Stretching nanowires on a stretchable substrate: A method towards facile fracture testing and elastic strain engineering

Abstract

Nanomaterials are building blocks for a wide range of applications. They typically exhibit ultrahigh strength, which make them also promising candidates for elastic strain engineering. Here we demonstrate a potentially facile method to measure fracture strain and strain distribution of nanomaterials, with Ag nanowires as an example. Nanowires are placed on top of or embedded in a stretchable substrate (i.e., elastomer), either as-prepared (van der Waals interactions) or treated with UV ozone (chemical bonding), which is subjected to uniaxial tensile loading. Nonlinear and bilinear cohesive shear-lag models can well capture the interfacial shear stress transfer characteristics associated with the two types of interactions, respectively. For each type, interfacial parameters such as stiffness, shear strength, and/or fracture toughness are identified by fitting the measured average strains of the nanowires.
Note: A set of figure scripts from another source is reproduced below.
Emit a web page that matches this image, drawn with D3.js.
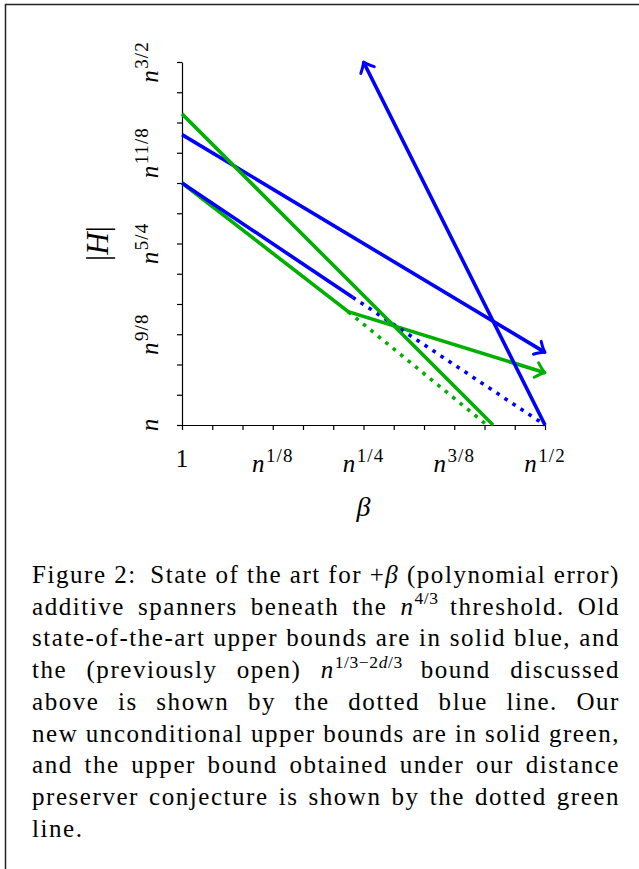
<!DOCTYPE html>
<html><head><meta charset="utf-8">
<script src="https://cdn.jsdelivr.net/npm/d3@7"></script>
<style>body{margin:0;background:#fff} svg{display:block}</style>
</head><body>
<script>
// ---- data (exponents of n) ----
const xTickValues = [0,1/24,2/24,3/24,4/24,5/24,6/24,7/24,8/24,9/24,10/24,11/24,12/24];
const yTickValues = [1,25/24,26/24,27/24,28/24,29/24,30/24,31/24,32/24,33/24,34/24,35/24,36/24];
const xLabelValues = [0, 1/8, 1/4, 3/8, 1/2];
const xLabelText = ["1", "$n^{1/8}$", "$n^{1/4}$", "$n^{3/8}$", "$n^{1/2}$"];
const yLabelValues = [1, 9/8, 5/4, 11/8, 3/2];
const yLabelText = ["$n$", "$n^{9/8}$", "$n^{5/4}$", "$n^{11/8}$", "$n^{3/2}$"];

const oldBoundA = [[0, 1.4], [0.5, 1.1]];
const oldBoundB = [[0.5, 1.0], [0.25, 1.5]];
const oldBoundC = [[0, 4/3], [0.235, 1.176]];
const openBound = [[0.235, 1.176], [0.5, 1.0]];
const newBoundA = [[0, 4/3], [0.229, 1.156], [0.5, 1.072]];
const newBoundB = [[0, 10/7], [3/7, 1.0]];
const conjBound = [[0.229, 1.156], [0.42, 1.0]];

const captionLines = [
  "Figure 2:| State of the art for $+β$ (polynomial error)",
  "additive spanners beneath the $n^{4/3}$ threshold. Old",
  "state-of-the-art upper bounds are in solid blue, and",
  "the (previously open) $n^{1/3−2d/3}$ bound discussed",
  "above is shown by the dotted blue line. Our",
  "new unconditional upper bounds are in solid green,",
  "and the upper bound obtained under our distance",
  "preserver conjecture is shown by the dotted green",
  "line."
];

// ---- setup ----
const W = 639, H = 869;
const BLUE = "#0000ff", GREEN = "#00b000";
const SERIF = "'Liberation Serif', 'Times New Roman', serif";
const svg = d3.select("body").append("svg").attr("width", W).attr("height", H);

svg.append("path").attr("d", `M5.5,${H} V4.5 H${W}`).attr("fill","none").attr("stroke","#222").attr("stroke-width",1.5);

const x = d3.scaleLinear().domain([0, 0.5]).range([182, 545]);
const y = d3.scaleLinear().domain([1, 1.5]).range([425, 62]);

function parseMath(s) {
  const runs = [];
  let i = 0;
  while (i < s.length) {
    const c = s[i];
    if (c === '^') {
      let j = s.indexOf('}', i);
      const inner = s.slice(i + 2, j);
      for (const ch of inner) runs.push({t: ch, it: /[a-zA-Zβ]/.test(ch), sup: true});
      i = j + 1;
    } else {
      runs.push({t: c, it: /[a-zA-Zβ]/.test(c), sup: false});
      i++;
    }
  }
  const out = [];
  for (const r of runs) {
    const last = out[out.length - 1];
    if (last && last.it === r.it && last.sup === r.sup) last.t += r.t; else out.push({...r});
  }
  return out;
}
function parseWord(w) {
  const runs = [];
  const parts = w.split('$');
  parts.forEach((p, k) => {
    if (!p) return;
    if (k % 2 === 1) runs.push(...parseMath(p));
    else runs.push({t: p, it: false, sup: false});
  });
  return runs;
}
function renderRuns(textSel, runs, fs, supFs, supShift, supLs) {
  let cur = 0;
  runs.forEach((r, k) => {
    const target = r.sup ? -supShift : 0;
    const ts = textSel.append("tspan").text(r.t)
      .attr("font-style", r.it ? "italic" : "normal")
      .attr("font-size", r.sup ? supFs : fs);
    if (r.sup) ts.attr("letter-spacing", supLs || 0);
    if (!r.sup && runs[k+1] && runs[k+1].sup) ts.attr("letter-spacing", 0);
    if (r.sup && k > 0 && !runs[k-1].sup) ts.attr("dx", 1.5);
    if (target !== cur) { ts.attr("dy", target - cur); cur = target; }
  });
}

// axes
const xAxis = d3.axisBottom(x).tickValues(xTickValues).tickSize(5).tickSizeOuter(0).tickFormat("");
const yAxis = d3.axisLeft(y).tickValues(yTickValues).tickSize(5).tickSizeOuter(0).tickFormat("");
const gx = svg.append("g").attr("transform", `translate(0,${y(1)})`).call(xAxis);
const gy = svg.append("g").attr("transform", `translate(${x(0)},0)`).call(yAxis);
[gx, gy].forEach(g => g.selectAll("path,line").attr("stroke", "#000").attr("stroke-width", 1.2));

// tick labels
const TFS = 25, TSUP = 19, TSH = 10.5;
xLabelValues.forEach((v, i) => {
  const t = svg.append("text").attr("x", x(v)).attr("y", i === 0 ? 467 : 472)
    .attr("text-anchor", "middle").attr("font-family", SERIF).attr("font-size", TFS);
  renderRuns(t, parseWord(xLabelText[i]), TFS, TSUP, TSH, 1);
});
yLabelValues.forEach((v, i) => {
  const t = svg.append("text").attr("transform", `translate(158,${y(v)}) rotate(-90)`)
    .attr("text-anchor", "middle").attr("font-family", SERIF).attr("font-size", TFS);
  renderRuns(t, parseWord(yLabelText[i]), TFS, TSUP, TSH, 1);
});
svg.append("text").attr("x", x(0.25)).attr("y", 516).attr("text-anchor","middle")
  .attr("font-family", SERIF).attr("font-size", 28).attr("font-style","italic").text("β");
svg.append("text").attr("transform", `translate(108,${y(1.25)}) rotate(-90)`).attr("text-anchor","middle")
  .attr("font-family", SERIF).attr("font-size", 31)
  .call(t => { t.append("tspan").text("|"); t.append("tspan").attr("font-style","italic").text("H"); t.append("tspan").text("|"); });

// arrow markers
const defs = svg.append("defs");
[["arrB", BLUE], ["arrG", GREEN]].forEach(([id, col]) => {
  defs.append("marker").attr("id", id).attr("markerUnits", "userSpaceOnUse")
    .attr("viewBox", "-14 -10 18 20").attr("refX", 0).attr("refY", 0)
    .attr("markerWidth", 18).attr("markerHeight", 20).attr("orient", "auto")
    .append("path").attr("d", "M-9,-7.5 Q-3,-1.5 0,0 Q-3,1.5 -9,7.5")
    .attr("fill", "none").attr("stroke", col).attr("stroke-width", 3).attr("stroke-linecap","round").attr("stroke-linejoin","round");
});

const line = d3.line().x(d => x(d[0])).y(d => y(d[1]));
function draw(data, col, opts = {}) {
  const p = svg.append("path").attr("d", line(data)).attr("fill", "none")
    .attr("stroke", col).attr("stroke-width", 3.6).attr("stroke-linejoin", "miter");
  if (opts.dots) p.attr("stroke-dasharray", "3.6 6");
  if (opts.arrow) p.attr("marker-end", `url(#${opts.arrow})`);
  return p;
}
draw(conjBound, GREEN, {dots: true});
draw(newBoundA, GREEN, {arrow: "arrG"});
draw(openBound, BLUE, {dots: true});
draw(oldBoundA, BLUE, {arrow: "arrB"});
draw(oldBoundB, BLUE, {arrow: "arrB"});
draw(oldBoundC, BLUE);
draw(newBoundB, GREEN);

// caption
const CFS = 25, LEFT = 32, RIGHT = 620, BASE0 = 583, LEAD = 31.7, NGAP = 7.5;
const capG = svg.append("g").attr("font-family", SERIF).attr("font-size", CFS).attr("fill", "#000");
const built = captionLines.map((ln, li) => {
  return ln.split(" ").map(w => {
    let extra = 0;
    if (w.endsWith("|")) { w = w.slice(0, -1); extra = 6; }
    const t = capG.append("text").attr("y", BASE0 + li * LEAD);
    const runs = parseWord(w);
    renderRuns(t, runs, CFS, CFS * 0.7, CFS * 0.42, 0.6);
    return {t, extra, nch: d3.sum(runs, r => r.t.length)};
  });
});
let ls = Infinity;
built.forEach((items, li) => {
  if (li === 4 || li === built.length - 1) return;
  const total = d3.sum(items, d => d.t.node().getComputedTextLength() + d.extra);
  const nch = d3.sum(items, d => d.nch);
  ls = Math.min(ls, (RIGHT - LEFT - total - NGAP * (items.length - 1)) / nch);
});
ls = Math.max(0, ls);
capG.selectAll("text").attr("letter-spacing", ls);
built.forEach((items, li) => {
  items.forEach(d => d.w = d.t.node().getComputedTextLength());
  const total = d3.sum(items, d => d.w + d.extra);
  const last = li === built.length - 1;
  const gap = last ? NGAP : (RIGHT - LEFT - total) / (items.length - 1);
  let cx = LEFT;
  items.forEach(it => { it.t.attr("x", cx); cx += it.w + it.extra + gap; });
});
</script>
</body></html>
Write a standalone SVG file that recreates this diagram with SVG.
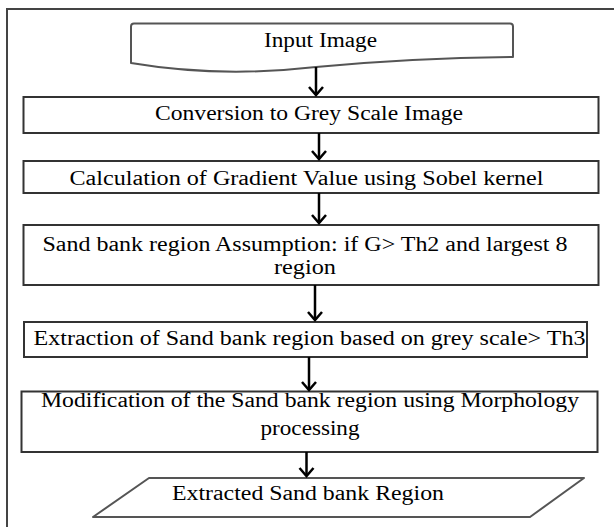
<svg xmlns="http://www.w3.org/2000/svg" width="614" height="527" viewBox="0 0 614 527">
<defs>
<style>
.frame{fill:none;stroke:#444;stroke-width:2}
.box{fill:#fff;stroke:#333;stroke-width:2}
.doc{fill:#fff;stroke:#555;stroke-width:2;stroke-linejoin:round}
.t{font-family:"Liberation Serif","Times New Roman",serif;font-size:20px;fill:#000;text-anchor:middle}
.arr{stroke:#000;stroke-width:2.5;fill:none;marker-end:url(#ah)}
</style>
<marker id="ah" markerUnits="userSpaceOnUse" markerWidth="20" markerHeight="20" refX="8" refY="0" orient="auto" overflow="visible">
<path d="M0,-7 L8,0 L0,7" fill="none" stroke="#000" stroke-width="2.5"/>
</marker>
</defs>
<rect class="frame" x="7" y="9" width="620" height="530"/>
<g id="input">
<path class="doc" d="M134,23.5 L510,23.5 Q513,23.5 513,26.5 L513,57 Q412,58 316,67 Q220,78 131,63 L131,26.5 Q131,23.5 134,23.5 Z"/>
<text class="t" x="320.5" y="47" textLength="113" lengthAdjust="spacingAndGlyphs">Input Image</text>
</g>
<g id="grey">
<rect class="box" x="23.5" y="97" width="575" height="36"/>
<text class="t" x="309" y="120" textLength="308" lengthAdjust="spacingAndGlyphs">Conversion to Grey Scale Image</text>
</g>
<g id="gradient">
<rect class="box" x="23.5" y="161" width="575" height="32"/>
<text class="t" x="306.5" y="185" textLength="474" lengthAdjust="spacingAndGlyphs">Calculation  of Gradient Value using Sobel  kernel</text>
</g>
<g id="assume">
<rect class="box" x="23.5" y="225" width="575" height="60"/>
<text class="t" x="305" y="251" textLength="525" lengthAdjust="spacingAndGlyphs">Sand bank region Assumption: if G&gt; Th2 and largest 8</text>
<text class="t" x="305" y="274" textLength="62" lengthAdjust="spacingAndGlyphs">region</text>
</g>
<g id="extract">
<rect class="box" x="24" y="322" width="563" height="35"/>
<text class="t" x="309.5" y="345" textLength="552" lengthAdjust="spacingAndGlyphs">Extraction of Sand bank region based on grey scale&gt; Th3</text>
</g>
<g id="morph">
<rect class="box" x="21.5" y="391.5" width="576" height="60.5"/>
<text class="t" x="310" y="406.5" textLength="538" lengthAdjust="spacingAndGlyphs">Modification of the Sand bank region using Morphology</text>
<text class="t" x="310" y="434.5" textLength="99" lengthAdjust="spacingAndGlyphs">processing</text>
</g>
<g id="output">
<path class="doc" d="M149,478 L584,478 L530,517 L93,517 Z"/>
<text class="t" x="308" y="500" textLength="272" lengthAdjust="spacingAndGlyphs">Extracted Sand bank Region</text>
</g>
<g id="connectors">
<line class="arr" x1="316" y1="67" x2="316" y2="95"/>
<line class="arr" x1="319" y1="133" x2="319" y2="159"/>
<line class="arr" x1="319" y1="193" x2="319" y2="223"/>
<line class="arr" x1="315" y1="285" x2="315" y2="320"/>
<line class="arr" x1="309" y1="357" x2="309" y2="390"/>
<line class="arr" x1="306.5" y1="452" x2="306.5" y2="476"/>
</g>
</svg>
The nanowires embedded in as-prepared and on top of treated substrate are found to fracture under large substrate strain. The fracture strain and strain distribution along the nanowires are predicted using the shear-lag models. This method can be readily applied to investigate fracture and elastic strain engineering of 1D nanomaterials (regardless of aligned or inclined with respect to the stretching direction) and 2D nanomaterials.